Easy Crypto founder advises calm approach in volatile Bitcoin market
Founded by Janine Grainger, Easy Crypto, is shedding light on post-halving Bitcoin pricing as the fourth Bitcoin halving event provides a different market landscape for new and existing investors as the cryptocurrency reaches new all-time highs.
The first Bitcoin transaction took place in October 2009, when a Finnish computer science student, Martti Malmi, sold his 5,050 Bitcoin for $5.02. Considering today's rates, had he kept his coins, he would have been richer by circa NZD $555,500,000. This has not been the only case where early investors have made their fortunes through Bitcoin, thereby prompting a slew of eager investors to jump into the cryptocurrency market.
However, Grainger advises that new investors, or those wanting to increase their crypto portfolio, should not expect an immediate ascent in the value of Bitcoin after halving events. Past halvings have led to an increase in demand and a subsequent price surge. Nevertheless, the upward trend is not immediate, and predicting future price trajectories is complex due to variables such as market dynamics, sentiment, and regulatory factors.

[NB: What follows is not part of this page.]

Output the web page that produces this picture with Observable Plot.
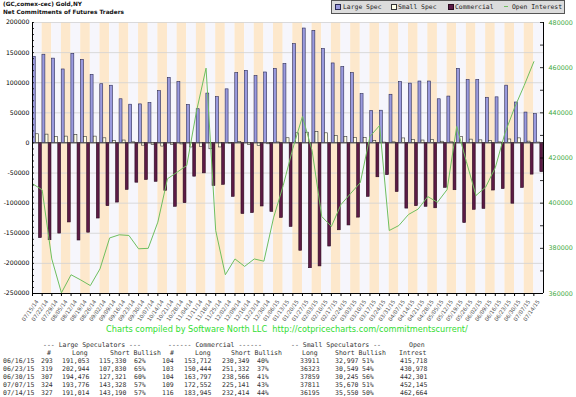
<!DOCTYPE html>
<html><head><meta charset="utf-8">
<script src="https://cdn.jsdelivr.net/npm/d3@7"></script>
<script src="https://cdn.jsdelivr.net/npm/@observablehq/plot@0.6"></script>
<style>
body{margin:0;background:#fff;}
#wrap{position:relative;width:576px;height:397px;overflow:hidden;font-family:"DejaVu Sans",sans-serif;background:#fff;}
#wrap svg{position:absolute;left:0;top:0;}
.t{position:absolute;white-space:pre;line-height:8px;}
.mono{font-family:"DejaVu Sans Mono",monospace;font-size:6.5px;color:#333;}
</style></head><body><div id="wrap"></div>
<script>
const dates = ["07/15/14","07/22/14","07/29/14","08/05/14","08/12/14","08/19/14","08/26/14","09/02/14","09/09/14","09/16/14","09/23/14","09/30/14","10/07/14","10/14/14","10/21/14","10/28/14","11/04/14","11/11/14","11/18/14","11/25/14","12/02/14","12/09/14","12/16/14","12/23/14","12/30/14","01/06/15","01/13/15","01/20/15","01/27/15","02/03/15","02/10/15","02/17/15","02/24/15","03/03/15","03/10/15","03/17/15","03/24/15","03/31/15","04/07/15","04/14/15","04/21/15","04/28/15","05/05/15","05/12/15","05/19/15","05/26/15","06/02/15","06/09/15","06/16/15","06/23/15","06/30/15","07/07/15","07/14/15"];
const largeSpec = [143000,146500,140000,122000,148000,138000,113000,97500,95000,72500,63500,64000,66000,86000,108000,101000,63000,56000,82000,76000,89000,116000,119500,111000,117000,123000,131000,164000,190000,186000,156000,132000,126000,116000,81000,53000,53500,80000,101000,98500,102000,102000,72500,77000,123000,104500,104500,75000,75723,95114,67155,50448,47824];
const smallSpec = [14400,13800,9600,10500,13000,9600,10500,7700,3000,4000,1000,-4500,-3300,-6000,-3500,-2500,-7500,-6500,-10500,-7500,-1000,1700,-3300,-5000,-2200,800,7800,16000,17000,18000,16000,11600,9800,8000,8000,3000,600,1000,7500,5000,4000,5000,2000,1000,9600,5500,4300,3000,914,5774,7614,2141,645];
const commercial = [-158000,-161500,-150500,-132000,-162000,-149000,-125500,-105000,-99000,-78000,-66000,-61500,-64500,-79500,-106000,-100000,-56000,-50500,-71500,-69500,-89500,-118000,-116500,-105500,-114500,-124500,-139500,-179000,-208000,-205000,-172000,-145000,-137000,-124000,-89500,-57000,-53500,-81500,-109000,-105000,-106000,-108500,-74500,-78500,-133000,-111000,-109500,-79000,-76637,-100888,-74769,-52589,-48469];
const openInterest = [408600,405900,375300,360300,368300,366000,363500,370900,384600,386000,385700,379800,380000,391600,410800,413700,416700,440500,459800,387900,368300,375300,372000,375300,374300,393500,407800,424200,438400,423300,394100,389700,399400,404300,409100,429500,434400,387900,390100,395000,397400,402900,400400,406000,434000,418400,403400,407100,415718,430978,442301,452145,462664];
const leftTicks = [-250000,-200000,-150000,-100000,-50000,0,50000,100000,150000,200000];
const rightTicks = [360000,380000,400000,420000,440000,460000,480000];

// table
const tblDates = ["06/16/15","06/23/15","06/30/15","07/07/15","07/14/15"];
const lsTraders = [293,319,307,324,327];
const lsLong = [191053,202944,194476,193776,191014];
const lsShort = [115330,107830,127321,143328,143190];
const lsBull = [62,65,60,57,57];
const comTraders = [104,103,104,109,116];
const comLong = [153712,150444,163797,172552,183945];
const comShort = [230349,251332,238566,225141,232414];
const comBull = [40,37,41,43,44];
const ssLong = [33911,36323,37859,37811,36195];
const ssShort = [32997,30549,30245,35670,35550];
const ssBull = [51,54,56,51,50];
const oiTbl = [415718,430978,442301,452145,462664];

const W=576,H=397,mL=32,mR=33,mT=22,mB=104;
const fw = W-mL-mR;
const bw = fw/dates.length;
const toLeft = v => -250000 + (v-360000)*3.75;
const fromLeft = v => 360000 + (v+250000)/3.75;
const rows = dates.map((d,i)=>({date:d,i,ls:largeSpec[i],ss:smallSpec[i],com:commercial[i],oi:toLeft(openInterest[i])}));
const minorLeft = d3.range(-250000,200001,10000);
const minorRight = d3.range(360000,480001,10000).map(toLeft);

const chart = Plot.plot({
  width: W, height: H, marginLeft: mL, marginRight: mR, marginTop: mT, marginBottom: mB,
  style: {fontFamily: "DejaVu Sans", fontSize: "6.2px", background: "transparent", overflow: "visible"},
  x: {type: "band", domain: dates, padding: 0},
  y: {domain: [-250000, 200000]},
  marks: [
    Plot.cell(rows, {x: "date", fill: d => d.i % 2 ? "#fde8cc" : "#f6f6fc", inset: 0}),
    Plot.ruleY(leftTicks, {stroke: "#d2d2d2", strokeWidth: 0.8}),
    Plot.barY(rows, {x: "date", y: "ls", fill: "#9a9ade", stroke: "#2a2a55", strokeWidth: 0.6, insetLeft: 0.3, insetRight: 6.4}),
    Plot.barY(rows, {x: "date", y: "ss", fill: "#ffffe8", stroke: "#333", strokeWidth: 0.6, insetLeft: 3.4, insetRight: 3.3}),
    Plot.barY(rows, {x: "date", y: "com", fill: "#5c1a45", stroke: "#2a0a20", strokeWidth: 0.6, insetLeft: 6.5, insetRight: 0.3}),
    Plot.ruleY([0], {stroke: "#444", strokeWidth: 0.8}),
    Plot.line(rows, {x: "date", y: "oi", dx: -bw/2, stroke: "#6fbf5f", strokeWidth: 1}),
    Plot.ruleY([-250000], {stroke: "#000"}),
    Plot.ruleX([dates[0]], {x: d => d, dx: -bw/2, stroke: "#000"}),
    Plot.ruleX([dates[dates.length-1]], {x: d => d, dx: bw/2, stroke: "#000"}),
    Plot.tickY(minorLeft, {y: d => d, insetRight: fw - 2, stroke: "#000", strokeWidth: 0.8}),
    Plot.tickY(minorRight, {y: d => d, insetLeft: fw - 3, stroke: "#000", strokeWidth: 0.8}),
    Plot.axisY({anchor: "left", ticks: leftTicks, tickFormat: d => String(d), tickSize: 0, tickPadding: 3, fontSize: 6.2, fill: "#000", label: null}),
    Plot.axisY({anchor: "right", ticks: rightTicks.map(toLeft), tickFormat: d => String(Math.round(fromLeft(d))), tickSize: 0, tickPadding: 5, fontSize: 6.4, fill: "#44aa44", label: null}),
    Plot.axisX({ticks: dates, tickSize: 3, tickFormat: () => "", dx: -bw/2, stroke: "#000", label: null}),
    Plot.axisX({ticks: dates, tickSize: 0, tickPadding: 7, tickRotate: -55, fontSize: 5.5, fill: "#555", label: null})
  ]
});
const wrap = document.getElementById("wrap");
wrap.appendChild(chart);

function add(html, x, y, cls, style="") {
  const s = document.createElement("div");
  s.className = "t " + (cls||"");
  s.style.left = x + "px"; s.style.top = y + "px";
  s.setAttribute("style", s.getAttribute("style") + ";" + style);
  s.innerHTML = html;
  wrap.appendChild(s);
  return s;
}
// title
add("(GC,comex-cec) Gold,NY", 3, 0, "", "font-size:5.8px;font-weight:bold;color:#111;");
add("Net Commitments of Futures Traders", 3, 7.5, "", "font-size:5.8px;font-weight:bold;color:#111;");
// legend
add("", 331, 0, "", "width:232px;height:12px;background:#dcdcdc;border:1px solid #555;");
const mk = (x, fill, stroke) => add("", x, 3.5, "", `width:4px;height:4px;background:${fill};border:0.7px solid ${stroke};`);
mk(335, "#9a9ade", "#2a2a55"); add("Large Spec", 343, 2.5, "mono", "font-size:6.4px;color:#222;");
mk(391, "#ffffe8", "#333"); add("Small Spec", 398, 2.5, "mono", "font-size:6.4px;color:#222;");
mk(447.5, "#5c1a45", "#2a0a20"); add("Commercial", 455, 2.5, "mono", "font-size:6.4px;color:#222;");
add("", 504, 6, "", "width:4px;height:1px;background:#6fbf5f;");
add("Open Interest", 512, 2.5, "mono", "font-size:6.4px;color:#222;");
// footer
add("Charts compiled by Software North LLC  http://cotpricecharts.com/commitmentscurrent/", 106, 324, "", "font-size:8.2px;color:#33dd33;line-height:10px;");
// table
const f = d3.format(",");
const y0 = 341;
add("--- Large Speculators ---", 43, y0, "mono");
add("------ Commercial ------", 168, y0, "mono");
add("-- Small Speculators --", 291, y0, "mono");
add("Open", 409, y0, "mono");
const y1 = y0 + 8;
add("#", 47, y1, "mono"); add("Long", 72, y1, "mono"); add("Short Bullish", 110, y1, "mono");
add("#", 170, y1, "mono"); add("Long", 195, y1, "mono"); add("Short Bullish", 231, y1, "mono");
add("Long", 302, y1, "mono"); add("Short Bullish", 335, y1, "mono"); add("Intrest", 399, y1, "mono");
tblDates.forEach((d, i) => {
  const y = y1 + 8 * (i + 1);
  add(d, 3, y, "mono");
  add(String(lsTraders[i]), 41, y, "mono");
  add(f(lsLong[i]), 62, y, "mono");
  add(f(lsShort[i]), 99, y, "mono");
  add(lsBull[i] + "%", 134, y, "mono");
  add(String(comTraders[i]), 162, y, "mono");
  add(f(comLong[i]), 184, y, "mono");
  add(f(comShort[i]), 222, y, "mono");
  add(comBull[i] + "%", 257, y, "mono");
  add(String(ssLong[i]), 300, y, "mono");
  add(f(ssShort[i]), 335, y, "mono");
  add(ssBull[i] + "%", 362, y, "mono");
  add(f(oiTbl[i]), 400, y, "mono");
});
</script></body></html>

After the Bitcoin halving, some analysts had predicted an immediate slump in price. Although this has not occurred, and prices have remained relatively buoyant with an increase of 9%, new investors are warned against letting disappointment drive decision-making. The volatility of the crypto market could lead to panicked selling if prices drop. Grainger states that "things often change very quickly in crypto and this is when underwhelm can lead to panic as pricing drops."
She advises new investors who are not used to the volatility of Bitcoin to avoid knee-jerk decisions. Traditional investment instruments may appear more predictable, however, adopting a broader view of volatility can be advantageous. The recent halving of Bitcoin block rewards is part of Bitcoin's well-known four-year cycle, which typically goes through phases of rising prices, falling prices, a levelling out of prices, and steady growth. Understanding this cycle could help investors when making their decisions.
Furthermore, Grainger also advocates for long-term strategies. These include dollar cost averaging, where fixed amounts are invested regularly regardless of market conditions to average out costs and reduce risk; the hold-on-for-dear-life (HODL) strategy, where assets are held long-term despite market fluctuations; and diversification, where investments are spread across different assets to minimise risk from volatile market swings.
Grainger is urging investors to confidently navigate the volatility by keeping a cool head, understanding the overall trend in the asset cycle, and playing the long game. She signs off with a reminder that "Crypto is volatile, carries risk and the value can go up and down. Past performance is not an indicator of future returns. Please do your own research."